### DIRECTION
Leaving out every picture, retype the lines below from the top through the one that contains "hi_3 = [0.84, 0.45, 0.44, 0.54, 0.46, 0.76]".

— Start of DATASET CONTENT —

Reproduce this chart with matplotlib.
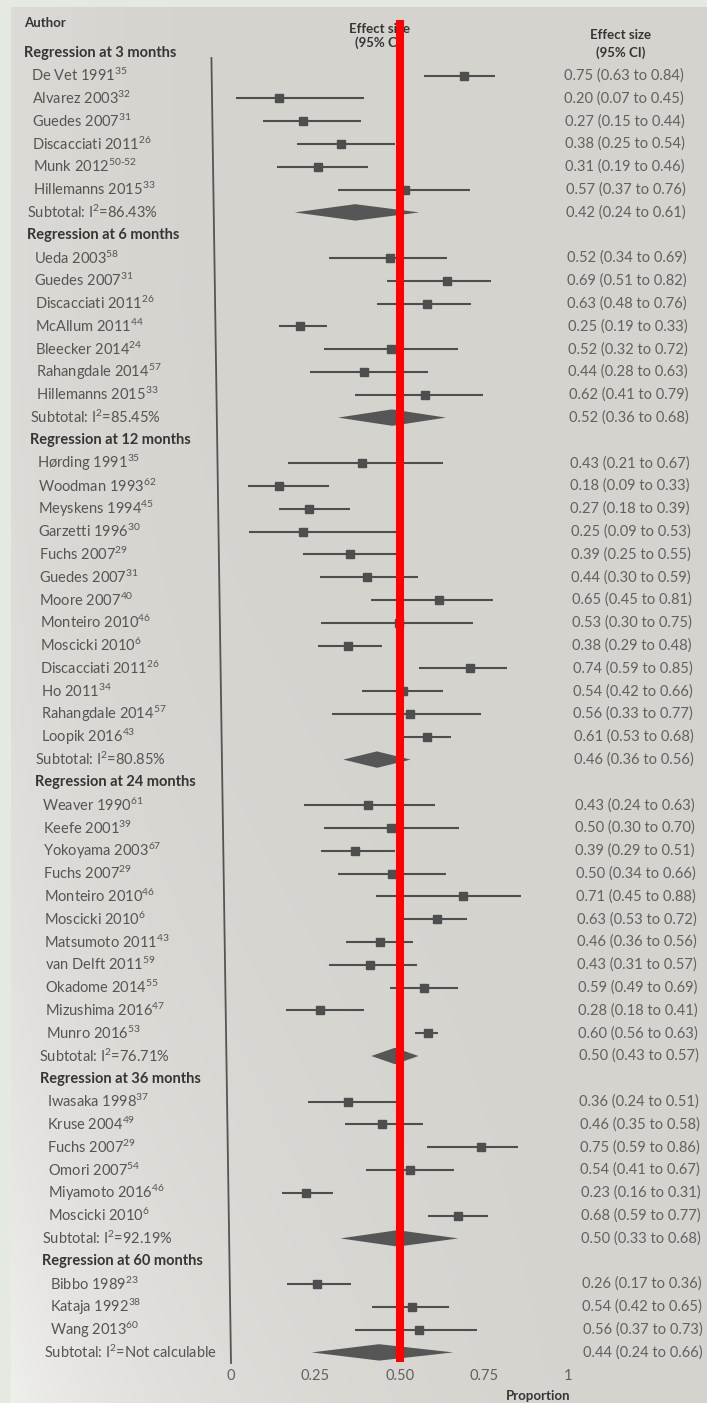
import numpy as np
import matplotlib
matplotlib.use("Agg")
import matplotlib.pyplot as plt
from matplotlib.transforms import Affine2D
from matplotlib.patches import Polygon

plt.rcParams["font.family"] = ["Lato", "DejaVu Sans"]
plt.rcParams["mathtext.fontset"] = "custom"
plt.rcParams["mathtext.rm"] = "Lato"
plt.rcParams["mathtext.bf"] = "Lato:bold"
plt.rcParams["mathtext.default"] = "regular"

# ---------------- data ----------------
group_titles = ["Regression at 3 months", "Regression at 6 months",
                "Regression at 12 months", "Regression at 24 months",
                "Regression at 36 months", "Regression at 60 months"]

names_3 = ["De Vet 1991", "Alvarez 2003", "Guedes 2007", "Discacciati 2011",
           "Munk 2012", "Hillemanns 2015"]
refs_3 = ["35", "32", "31", "26", "50-52", "33"]
est_3 = [0.75, 0.20, 0.27, 0.38, 0.31, 0.57]
lo_3 = [0.63, 0.07, 0.15, 0.25, 0.19, 0.37]
hi_3 = [0.84, 0.45, 0.44, 0.54, 0.46, 0.76]

names_6 = ["Ueda 2003", "Guedes 2007", "Discacciati 2011", "McAllum 2011",
           "Bleecker 2014", "Rahangdale 2014", "Hillemanns 2015"]
refs_6 = ["58", "31", "26", "44", "24", "57", "33"]
est_6 = [0.52, 0.69, 0.63, 0.25, 0.52, 0.44, 0.62]
lo_6 = [0.34, 0.51, 0.48, 0.19, 0.32, 0.28, 0.41]
hi_6 = [0.69, 0.82, 0.76, 0.33, 0.72, 0.63, 0.79]

names_12 = ["Hørding 1991", "Woodman 1993", "Meyskens 1994", "Garzetti 1996",
            "Fuchs 2007", "Guedes 2007", "Moore 2007", "Monteiro 2010",
            "Moscicki 2010", "Discacciati 2011", "Ho 2011", "Rahangdale 2014",
            "Loopik 2016"]
refs_12 = ["35", "62", "45", "30", "29", "31", "40", "46", "6", "26", "34",
           "57", "43"]
est_12 = [0.43, 0.18, 0.27, 0.25, 0.39, 0.44, 0.65, 0.53, 0.38, 0.74, 0.54,
          0.56, 0.61]
lo_12 = [0.21, 0.09, 0.18, 0.09, 0.25, 0.30, 0.45, 0.30, 0.29, 0.59, 0.42,
         0.33, 0.53]
hi_12 = [0.67, 0.33, 0.39, 0.53, 0.55, 0.59, 0.81, 0.75, 0.48, 0.85, 0.66,
         0.77, 0.68]

names_24 = ["Weaver 1990", "Keefe 2001", "Yokoyama 2003", "Fuchs 2007",
            "Monteiro 2010", "Moscicki 2010", "Matsumoto 2011",
            "van Delft 2011", "Okadome 2014", "Mizushima 2016", "Munro 2016"]
refs_24 = ["61", "39", "67", "29", "46", "6", "43", "59", "55", "47", "53"]
est_24 = [0.43, 0.50, 0.39, 0.50, 0.71, 0.63, 0.46, 0.43, 0.59, 0.28, 0.60]
lo_24 = [0.24, 0.30, 0.29, 0.34, 0.45, 0.53, 0.36, 0.31, 0.49, 0.18, 0.56]
hi_24 = [0.63, 0.70, 0.51, 0.66, 0.88, 0.72, 0.56, 0.57, 0.69, 0.41, 0.63]

names_36 = ["Iwasaka 1998", "Kruse 2004", "Fuchs 2007", "Omori 2007",
            "Miyamoto 2016", "Moscicki 2010"]
refs_36 = ["37", "49", "29", "54", "46", "6"]
est_36 = [0.36, 0.46, 0.75, 0.54, 0.23, 0.68]
lo_36 = [0.24, 0.35, 0.59, 0.41, 0.16, 0.59]
hi_36 = [0.51, 0.58, 0.86, 0.67, 0.31, 0.77]

names_60 = ["Bibbo 1989", "Kataja 1992", "Wang 2013"]
refs_60 = ["23", "38", "60"]
est_60 = [0.26, 0.54, 0.56]
lo_60 = [0.17, 0.42, 0.37]
hi_60 = [0.36, 0.65, 0.73]

sub_i2 = ["86.43%", "85.45%", "80.85%", "76.71%", "92.19%", "Not calculable"]
sub_est = [0.42, 0.52, 0.46, 0.50, 0.50, 0.44]
sub_lo = [0.24, 0.36, 0.36, 0.43, 0.33, 0.24]
sub_hi = [0.61, 0.68, 0.56, 0.57, 0.68, 0.66]

tick_values = [0, 0.25, 0.50, 0.75, 1]
tick_labels = ["0", "0.25", "0.50", "0.75", "1"]
reference_line = 0.50

groups = [
    (names_3, refs_3, est_3, lo_3, hi_3),
    (names_6, refs_6, est_6, lo_6, hi_6),
    (names_12, refs_12, est_12, lo_12, hi_12),
    (names_24, refs_24, est_24, lo_24, hi_24),
    (names_36, refs_36, est_36, lo_36, hi_36),
    (names_60, refs_60, est_60, lo_60, hi_60),
]

# ---------------- figure ----------------
W, H, DPI = 707, 1403, 100
fig = plt.figure(figsize=(W / DPI, H / DPI), dpi=DPI)

# paper background with soft lighting
bg = fig.add_axes([0, 0, 1, 1])
bg.set_axis_off()
yy, xx = np.mgrid[0:H, 0:W]
u = xx / W
v = yy / H
paper = np.array([213, 211, 206], float)
light = np.array([238, 238, 235], float)
w = np.clip(0.75 * v ** 3 * (1 - u) ** 2 + 0.35 * (1 - u) ** 8, 0, 1)[..., None]
img = paper * (1 - w) + light * w
edge = np.array([228, 233, 226], float)
img[:, :11] = edge
img[:7, :] = edge
bg.imshow(img.astype(np.uint8), aspect="auto", interpolation="bilinear")

ax = fig.add_axes([0, 0, 1, 1])
ax.set_axis_off()
ax.patch.set_visible(False)
PX0, PX1 = 231.0, 568.0          # pixel columns of 0 and 1
ROW0, ROWH = 30.0, 22.8          # pixel row of index 0, row height
ax.set_xlim(-PX0 / (PX1 - PX0), (W - PX0) / (PX1 - PX0))
ax.set_ylim((H - ROW0) / ROWH, -ROW0 / ROWH)


def row_of(py):
    return (py - ROW0) / ROWH


# slight lean of the printed page
k = -0.0150
shear = Affine2D.from_values(1, 0, k, 1, -k * 40, 0)
T = ax.transData + shear

FS = 10.5
C_HEAD = "#353535"
C_TEXT = "#555555"
C_VAL = "#616161"
C_MARK = "#4e4e4e"
X_HEAD = -0.555
X_STUDY = -0.535
X_VAL = 1.045


def sup(s):
    return r"$^{\text{" + s + "}}$"


ax.text(X_HEAD, -0.3, "Author", fontsize=FS - 1, fontweight="bold",
        color=C_HEAD, va="center", transform=T)
ax.text(0.5, -0.05, "Effect size", fontsize=FS - 1, fontweight="bold",
        color=C_HEAD, va="center", ha="center", transform=T)
ax.text(0.5, 0.55, "(95% CI)", fontsize=FS - 1, fontweight="bold",
        color=C_HEAD, va="center", ha="center", transform=T)
ax.text(1.215, 0.22, "Effect size", fontsize=FS - 1, fontweight="bold",
        color=C_HEAD, va="center", ha="center", transform=T)
ax.text(1.215, 1.0, "(95% CI)", fontsize=FS - 1, fontweight="bold",
        color=C_HEAD, va="center", ha="center", transform=T)

r = 1
for gi, (names, refs, est, lo, hi) in enumerate(groups):
    ax.text(X_HEAD, r, group_titles[gi], fontsize=FS, fontweight="bold",
            color=C_HEAD, va="center", transform=T)
    r += 1
    for n, rf, e, l, h in zip(names, refs, est, lo, hi):
        ax.text(X_STUDY, r, n + sup(rf), fontsize=FS,
                color=C_TEXT, va="center", transform=T)
        ax.plot([l, h], [r, r], color=C_MARK, lw=1.5, transform=T,
                solid_capstyle="butt")
        ax.plot([e], [r], marker="s", ms=5.2, color=C_MARK, transform=T)
        ax.text(X_VAL, r, f"{e:.2f} ({l:.2f} to {h:.2f})", fontsize=FS,
                color=C_VAL, va="center", transform=T)
        r += 1
    e, l, h = sub_est[gi], sub_lo[gi], sub_hi[gi]
    ax.text(X_HEAD, r, "Subtotal: I$^2$=" + sub_i2[gi],
            fontsize=FS, color=C_TEXT, va="center", transform=T)
    ax.add_patch(Polygon([(l, r), (e, r - 0.36), (h, r), (e, r + 0.36)],
                         closed=True, fc="#565656", ec="none", transform=T))
    ax.text(X_VAL, r, f"{e:.2f} ({l:.2f} to {h:.2f})", fontsize=FS,
            color=C_VAL, va="center", transform=T)
    r += 1

# y axis line and x tick labels
ax.plot([0, 0], [row_of(58), row_of(1363)], color="#555555", lw=1.3,
        transform=T)
for tv, tl in zip(tick_values, tick_labels):
    ax.text(tv, row_of(1376), tl, fontsize=FS, color=C_VAL, ha="center",
            va="center", transform=T)
ax.text(0.91, row_of(1396), "Proportion", fontsize=FS - 1,
        fontweight="bold", color=C_HEAD, ha="center", va="center",
        transform=T)

# red reference line
ax.plot([reference_line, reference_line], [row_of(20), row_of(1362)],
        color="#ff0000", lw=5.8, solid_capstyle="butt", zorder=10)

fig.savefig("out.png", dpi=DPI)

— End of DATASET CONTENT —

### EXERCISE SOLUTION
Reproduce this chart with matplotlib.
import numpy as np
import matplotlib
matplotlib.use("Agg")
import matplotlib.pyplot as plt
from matplotlib.transforms import Affine2D
from matplotlib.patches import Polygon

plt.rcParams["font.family"] = ["Lato", "DejaVu Sans"]
plt.rcParams["mathtext.fontset"] = "custom"
plt.rcParams["mathtext.rm"] = "Lato"
plt.rcParams["mathtext.bf"] = "Lato:bold"
plt.rcParams["mathtext.default"] = "regular"

# ---------------- data ----------------
group_titles = ["Regression at 3 months", "Regression at 6 months",
                "Regression at 12 months", "Regression at 24 months",
                "Regression at 36 months", "Regression at 60 months"]

names_3 = ["De Vet 1991", "Alvarez 2003", "Guedes 2007", "Discacciati 2011",
           "Munk 2012", "Hillemanns 2015"]
refs_3 = ["35", "32", "31", "26", "50-52", "33"]
est_3 = [0.75, 0.20, 0.27, 0.38, 0.31, 0.57]
lo_3 = [0.63, 0.07, 0.15, 0.25, 0.19, 0.37]
hi_3 = [0.84, 0.45, 0.44, 0.54, 0.46, 0.76]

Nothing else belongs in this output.